# Requirement:
Output exactly the lines that run from the line containing "Output the web" through the line containing "90, 95, 100];", with both ends included.

[Start of Task input]

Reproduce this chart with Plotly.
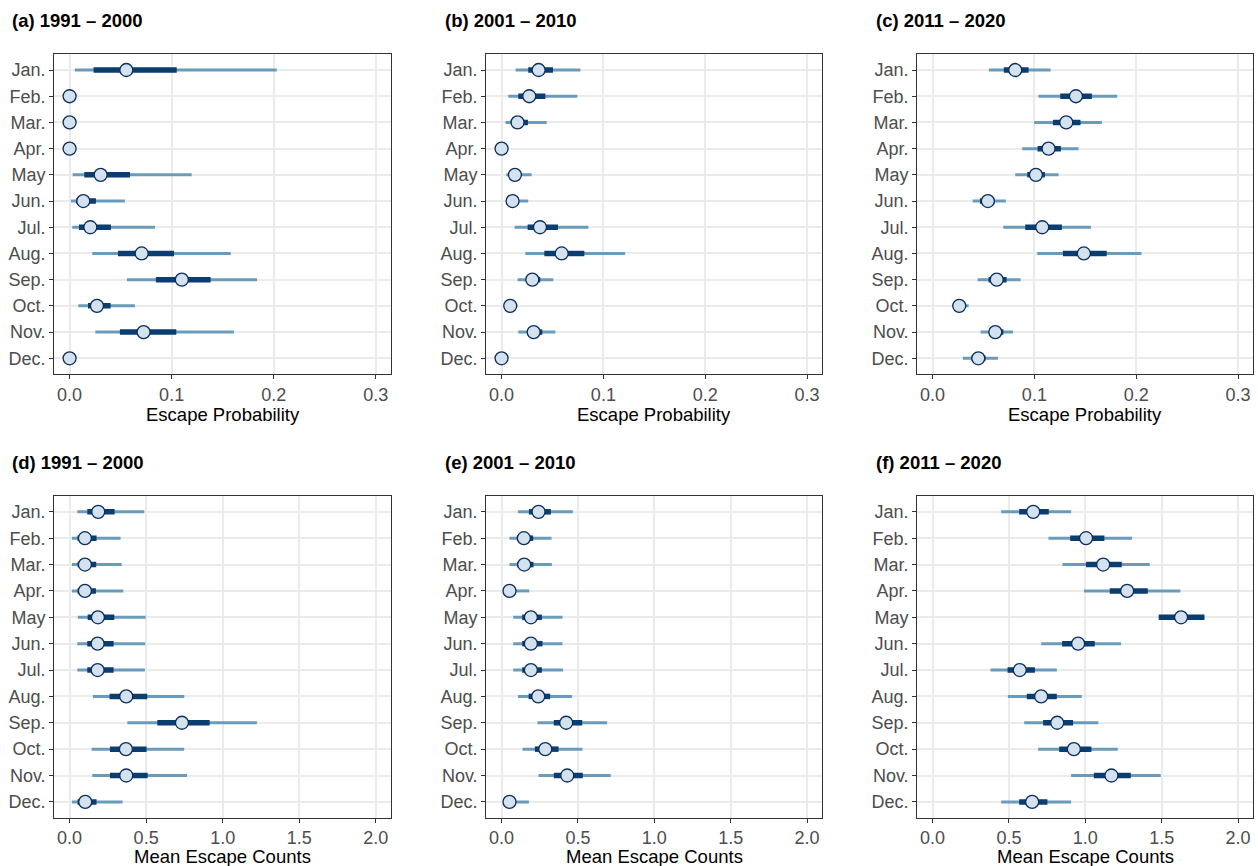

[End of Task input]
[Start of Task input]

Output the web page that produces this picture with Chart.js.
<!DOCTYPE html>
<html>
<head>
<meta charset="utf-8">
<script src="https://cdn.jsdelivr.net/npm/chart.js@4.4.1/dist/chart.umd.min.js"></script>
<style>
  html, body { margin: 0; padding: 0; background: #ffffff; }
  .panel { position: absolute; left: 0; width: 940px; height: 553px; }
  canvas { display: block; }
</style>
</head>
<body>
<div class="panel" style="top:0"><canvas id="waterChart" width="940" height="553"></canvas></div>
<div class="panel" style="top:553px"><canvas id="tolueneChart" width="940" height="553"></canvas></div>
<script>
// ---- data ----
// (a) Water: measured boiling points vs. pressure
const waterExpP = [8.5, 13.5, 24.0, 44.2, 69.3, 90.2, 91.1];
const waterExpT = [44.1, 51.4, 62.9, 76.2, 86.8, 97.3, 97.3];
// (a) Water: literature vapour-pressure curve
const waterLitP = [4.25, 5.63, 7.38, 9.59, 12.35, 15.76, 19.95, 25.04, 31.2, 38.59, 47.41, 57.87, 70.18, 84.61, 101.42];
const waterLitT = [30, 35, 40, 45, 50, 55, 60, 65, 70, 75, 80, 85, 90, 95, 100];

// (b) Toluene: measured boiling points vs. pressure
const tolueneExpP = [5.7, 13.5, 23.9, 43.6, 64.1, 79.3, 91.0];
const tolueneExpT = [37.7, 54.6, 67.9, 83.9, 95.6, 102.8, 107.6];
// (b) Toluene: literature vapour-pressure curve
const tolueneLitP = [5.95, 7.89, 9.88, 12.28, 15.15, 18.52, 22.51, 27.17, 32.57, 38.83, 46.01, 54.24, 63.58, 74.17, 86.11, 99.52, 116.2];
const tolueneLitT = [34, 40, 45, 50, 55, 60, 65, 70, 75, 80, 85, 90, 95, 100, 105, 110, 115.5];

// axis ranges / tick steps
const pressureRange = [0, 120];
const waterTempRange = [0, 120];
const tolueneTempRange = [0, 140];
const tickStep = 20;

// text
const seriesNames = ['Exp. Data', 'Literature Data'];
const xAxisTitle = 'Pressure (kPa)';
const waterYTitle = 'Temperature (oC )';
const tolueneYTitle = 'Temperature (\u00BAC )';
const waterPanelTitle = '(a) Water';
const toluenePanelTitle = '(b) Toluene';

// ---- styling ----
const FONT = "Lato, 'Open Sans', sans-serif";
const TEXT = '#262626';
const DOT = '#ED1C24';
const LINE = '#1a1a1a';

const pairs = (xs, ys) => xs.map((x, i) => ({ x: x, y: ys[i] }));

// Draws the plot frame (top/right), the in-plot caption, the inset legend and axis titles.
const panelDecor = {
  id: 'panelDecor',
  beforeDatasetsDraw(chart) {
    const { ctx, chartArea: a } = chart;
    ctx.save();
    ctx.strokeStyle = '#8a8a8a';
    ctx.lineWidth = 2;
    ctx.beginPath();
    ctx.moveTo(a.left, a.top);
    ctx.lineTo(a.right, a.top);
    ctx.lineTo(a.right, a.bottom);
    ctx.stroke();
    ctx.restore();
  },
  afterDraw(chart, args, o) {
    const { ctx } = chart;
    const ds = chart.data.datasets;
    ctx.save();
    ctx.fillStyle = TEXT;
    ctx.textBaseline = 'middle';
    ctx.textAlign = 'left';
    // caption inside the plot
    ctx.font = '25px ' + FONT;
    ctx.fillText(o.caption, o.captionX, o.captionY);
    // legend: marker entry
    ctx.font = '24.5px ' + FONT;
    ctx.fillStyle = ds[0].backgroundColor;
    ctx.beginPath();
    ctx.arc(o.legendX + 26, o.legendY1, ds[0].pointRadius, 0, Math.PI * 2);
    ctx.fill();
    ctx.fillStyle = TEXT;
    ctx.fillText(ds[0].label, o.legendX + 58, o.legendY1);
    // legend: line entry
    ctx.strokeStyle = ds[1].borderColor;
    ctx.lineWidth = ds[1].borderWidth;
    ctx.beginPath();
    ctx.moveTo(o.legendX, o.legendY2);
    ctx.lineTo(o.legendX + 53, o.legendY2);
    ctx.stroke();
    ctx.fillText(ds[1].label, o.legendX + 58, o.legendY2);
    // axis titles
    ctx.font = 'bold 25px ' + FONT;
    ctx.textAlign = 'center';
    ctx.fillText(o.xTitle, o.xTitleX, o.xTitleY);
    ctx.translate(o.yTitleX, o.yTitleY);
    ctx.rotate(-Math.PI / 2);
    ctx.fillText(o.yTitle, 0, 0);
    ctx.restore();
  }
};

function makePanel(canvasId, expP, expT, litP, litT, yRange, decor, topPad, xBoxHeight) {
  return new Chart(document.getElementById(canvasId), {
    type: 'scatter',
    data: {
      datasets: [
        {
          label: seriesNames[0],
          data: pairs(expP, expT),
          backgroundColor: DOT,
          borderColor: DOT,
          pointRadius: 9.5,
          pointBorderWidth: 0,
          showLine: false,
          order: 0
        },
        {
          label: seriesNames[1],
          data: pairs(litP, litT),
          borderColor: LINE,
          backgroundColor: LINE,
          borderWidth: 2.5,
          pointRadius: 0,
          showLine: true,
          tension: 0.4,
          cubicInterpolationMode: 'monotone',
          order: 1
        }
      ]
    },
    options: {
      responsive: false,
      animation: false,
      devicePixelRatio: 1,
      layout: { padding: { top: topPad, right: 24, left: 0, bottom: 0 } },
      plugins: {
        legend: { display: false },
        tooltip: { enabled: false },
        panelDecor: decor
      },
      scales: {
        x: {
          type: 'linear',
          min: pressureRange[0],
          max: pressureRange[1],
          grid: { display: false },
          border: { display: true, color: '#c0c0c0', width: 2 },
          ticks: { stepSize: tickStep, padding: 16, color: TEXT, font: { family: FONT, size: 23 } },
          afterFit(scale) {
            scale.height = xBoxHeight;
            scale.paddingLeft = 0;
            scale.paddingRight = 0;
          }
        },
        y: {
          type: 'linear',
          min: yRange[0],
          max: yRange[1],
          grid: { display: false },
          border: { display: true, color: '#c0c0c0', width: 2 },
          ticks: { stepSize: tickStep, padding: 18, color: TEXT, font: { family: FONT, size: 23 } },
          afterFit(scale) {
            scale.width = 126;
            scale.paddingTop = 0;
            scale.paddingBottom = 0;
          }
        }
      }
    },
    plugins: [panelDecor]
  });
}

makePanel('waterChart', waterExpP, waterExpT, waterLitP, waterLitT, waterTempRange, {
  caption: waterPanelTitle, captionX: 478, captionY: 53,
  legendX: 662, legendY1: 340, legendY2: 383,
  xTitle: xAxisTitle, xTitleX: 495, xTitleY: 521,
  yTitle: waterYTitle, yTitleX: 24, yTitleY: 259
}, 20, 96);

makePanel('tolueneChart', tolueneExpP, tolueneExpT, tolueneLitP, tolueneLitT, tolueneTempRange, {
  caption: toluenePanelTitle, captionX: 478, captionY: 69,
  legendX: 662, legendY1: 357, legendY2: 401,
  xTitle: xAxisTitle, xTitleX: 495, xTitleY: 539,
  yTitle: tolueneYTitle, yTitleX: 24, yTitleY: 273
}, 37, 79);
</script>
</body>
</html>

[End of Task input]
[Start of Task input]

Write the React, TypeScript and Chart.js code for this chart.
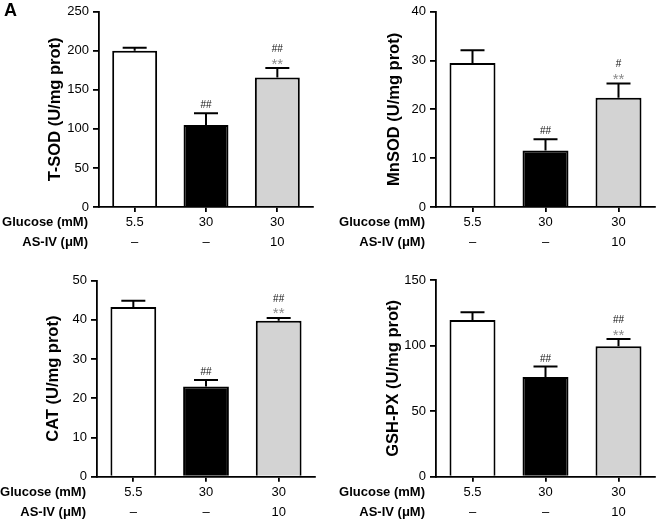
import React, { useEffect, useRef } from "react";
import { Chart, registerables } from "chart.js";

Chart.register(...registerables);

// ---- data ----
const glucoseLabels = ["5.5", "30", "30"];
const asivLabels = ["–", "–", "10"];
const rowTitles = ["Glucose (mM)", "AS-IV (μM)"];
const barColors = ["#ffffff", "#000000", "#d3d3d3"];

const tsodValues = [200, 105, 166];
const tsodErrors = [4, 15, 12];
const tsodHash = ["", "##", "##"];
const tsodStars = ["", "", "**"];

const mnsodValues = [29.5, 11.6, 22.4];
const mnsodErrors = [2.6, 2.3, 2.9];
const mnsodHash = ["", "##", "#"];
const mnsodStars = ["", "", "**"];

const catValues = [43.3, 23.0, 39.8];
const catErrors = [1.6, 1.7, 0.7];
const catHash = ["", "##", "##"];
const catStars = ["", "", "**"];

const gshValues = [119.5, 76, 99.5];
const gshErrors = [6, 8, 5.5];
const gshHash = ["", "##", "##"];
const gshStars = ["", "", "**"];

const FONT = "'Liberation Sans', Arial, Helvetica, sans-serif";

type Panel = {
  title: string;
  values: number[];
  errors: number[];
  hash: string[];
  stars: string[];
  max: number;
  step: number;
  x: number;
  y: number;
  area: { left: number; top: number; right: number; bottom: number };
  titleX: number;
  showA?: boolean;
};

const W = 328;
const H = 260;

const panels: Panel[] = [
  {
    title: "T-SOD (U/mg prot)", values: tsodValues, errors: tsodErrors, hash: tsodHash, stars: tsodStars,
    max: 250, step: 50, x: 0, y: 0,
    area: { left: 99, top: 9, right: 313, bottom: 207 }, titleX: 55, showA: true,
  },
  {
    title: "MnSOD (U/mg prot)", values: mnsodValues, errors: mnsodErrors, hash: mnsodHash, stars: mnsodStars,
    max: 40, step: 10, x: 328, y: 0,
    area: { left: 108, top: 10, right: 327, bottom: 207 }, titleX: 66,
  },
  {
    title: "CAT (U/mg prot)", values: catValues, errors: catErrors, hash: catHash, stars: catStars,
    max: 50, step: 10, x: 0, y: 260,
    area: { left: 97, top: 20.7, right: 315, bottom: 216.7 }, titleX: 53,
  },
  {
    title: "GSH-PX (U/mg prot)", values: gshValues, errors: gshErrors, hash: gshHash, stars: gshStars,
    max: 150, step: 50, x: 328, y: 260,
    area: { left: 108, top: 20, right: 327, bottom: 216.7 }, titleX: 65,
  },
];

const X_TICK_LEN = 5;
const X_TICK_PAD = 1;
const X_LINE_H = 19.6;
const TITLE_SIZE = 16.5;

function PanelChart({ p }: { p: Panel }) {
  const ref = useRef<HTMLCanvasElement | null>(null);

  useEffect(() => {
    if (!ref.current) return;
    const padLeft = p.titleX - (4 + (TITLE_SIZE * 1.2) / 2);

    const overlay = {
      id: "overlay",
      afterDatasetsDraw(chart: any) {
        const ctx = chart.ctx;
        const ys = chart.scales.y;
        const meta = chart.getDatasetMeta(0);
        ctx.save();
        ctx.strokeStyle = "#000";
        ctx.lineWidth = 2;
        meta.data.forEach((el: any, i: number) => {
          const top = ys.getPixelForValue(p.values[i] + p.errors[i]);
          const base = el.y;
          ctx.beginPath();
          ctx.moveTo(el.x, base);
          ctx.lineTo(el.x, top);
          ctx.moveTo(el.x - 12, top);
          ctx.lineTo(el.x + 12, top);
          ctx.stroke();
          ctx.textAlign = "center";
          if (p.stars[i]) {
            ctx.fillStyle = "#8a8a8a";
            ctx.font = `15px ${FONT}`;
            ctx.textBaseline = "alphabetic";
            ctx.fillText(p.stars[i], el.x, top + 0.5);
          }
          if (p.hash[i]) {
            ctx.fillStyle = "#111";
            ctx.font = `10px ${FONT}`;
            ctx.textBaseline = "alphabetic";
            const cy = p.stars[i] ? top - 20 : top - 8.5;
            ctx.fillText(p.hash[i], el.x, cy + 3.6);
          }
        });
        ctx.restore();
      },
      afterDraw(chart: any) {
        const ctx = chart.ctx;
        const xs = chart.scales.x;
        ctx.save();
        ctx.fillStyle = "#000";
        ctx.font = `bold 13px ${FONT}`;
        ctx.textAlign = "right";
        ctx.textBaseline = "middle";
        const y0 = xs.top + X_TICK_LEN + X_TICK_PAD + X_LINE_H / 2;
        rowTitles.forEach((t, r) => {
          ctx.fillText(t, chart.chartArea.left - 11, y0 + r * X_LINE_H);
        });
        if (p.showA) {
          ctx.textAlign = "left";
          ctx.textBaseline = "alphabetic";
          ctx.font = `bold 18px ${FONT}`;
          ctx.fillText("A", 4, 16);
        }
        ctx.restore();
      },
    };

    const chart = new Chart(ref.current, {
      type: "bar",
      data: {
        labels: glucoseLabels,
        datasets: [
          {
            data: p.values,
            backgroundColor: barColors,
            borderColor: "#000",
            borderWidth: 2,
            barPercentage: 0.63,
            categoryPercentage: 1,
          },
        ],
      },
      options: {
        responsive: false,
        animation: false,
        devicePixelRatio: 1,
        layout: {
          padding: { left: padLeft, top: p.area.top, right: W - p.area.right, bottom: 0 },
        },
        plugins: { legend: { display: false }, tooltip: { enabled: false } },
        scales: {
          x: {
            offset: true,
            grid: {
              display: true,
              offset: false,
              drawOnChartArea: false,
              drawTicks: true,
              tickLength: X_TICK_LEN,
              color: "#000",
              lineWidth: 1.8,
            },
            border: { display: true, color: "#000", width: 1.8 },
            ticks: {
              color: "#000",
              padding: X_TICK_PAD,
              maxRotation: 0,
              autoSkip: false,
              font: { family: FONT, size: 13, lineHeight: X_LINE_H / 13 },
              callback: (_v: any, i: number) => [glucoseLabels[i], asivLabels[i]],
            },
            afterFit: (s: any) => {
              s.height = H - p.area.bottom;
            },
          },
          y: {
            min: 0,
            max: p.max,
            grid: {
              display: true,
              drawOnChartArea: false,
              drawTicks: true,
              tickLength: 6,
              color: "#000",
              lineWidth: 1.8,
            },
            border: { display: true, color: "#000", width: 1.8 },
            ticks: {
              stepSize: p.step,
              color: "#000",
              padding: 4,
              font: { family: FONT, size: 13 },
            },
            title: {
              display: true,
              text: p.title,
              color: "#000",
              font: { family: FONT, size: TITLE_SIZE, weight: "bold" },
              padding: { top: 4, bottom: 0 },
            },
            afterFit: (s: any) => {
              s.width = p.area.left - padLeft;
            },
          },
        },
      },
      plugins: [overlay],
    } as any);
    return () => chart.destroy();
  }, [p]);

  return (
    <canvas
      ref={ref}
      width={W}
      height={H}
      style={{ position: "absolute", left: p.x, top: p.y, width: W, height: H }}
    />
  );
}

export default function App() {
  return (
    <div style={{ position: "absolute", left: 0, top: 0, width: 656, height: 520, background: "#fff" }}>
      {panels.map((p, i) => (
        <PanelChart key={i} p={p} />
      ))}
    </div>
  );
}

[End of Task input]

# The answer:
Output the web page that produces this picture with Chart.js.
<!DOCTYPE html>
<html>
<head>
<meta charset="utf-8">
<script src="https://cdn.jsdelivr.net/npm/chart.js@4.4.1/dist/chart.umd.min.js"></script>
<style>
  html, body { margin: 0; padding: 0; background: #ffffff; }
  .panel { position: absolute; left: 0; width: 940px; height: 553px; }
  canvas { display: block; }
</style>
</head>
<body>
<div class="panel" style="top:0"><canvas id="waterChart" width="940" height="553"></canvas></div>
<div class="panel" style="top:553px"><canvas id="tolueneChart" width="940" height="553"></canvas></div>
<script>
// ---- data ----
// (a) Water: measured boiling points vs. pressure
const waterExpP = [8.5, 13.5, 24.0, 44.2, 69.3, 90.2, 91.1];
const waterExpT = [44.1, 51.4, 62.9, 76.2, 86.8, 97.3, 97.3];
// (a) Water: literature vapour-pressure curve
const waterLitP = [4.25, 5.63, 7.38, 9.59, 12.35, 15.76, 19.95, 25.04, 31.2, 38.59, 47.41, 57.87, 70.18, 84.61, 101.42];
const waterLitT = [30, 35, 40, 45, 50, 55, 60, 65, 70, 75, 80, 85, 90, 95, 100];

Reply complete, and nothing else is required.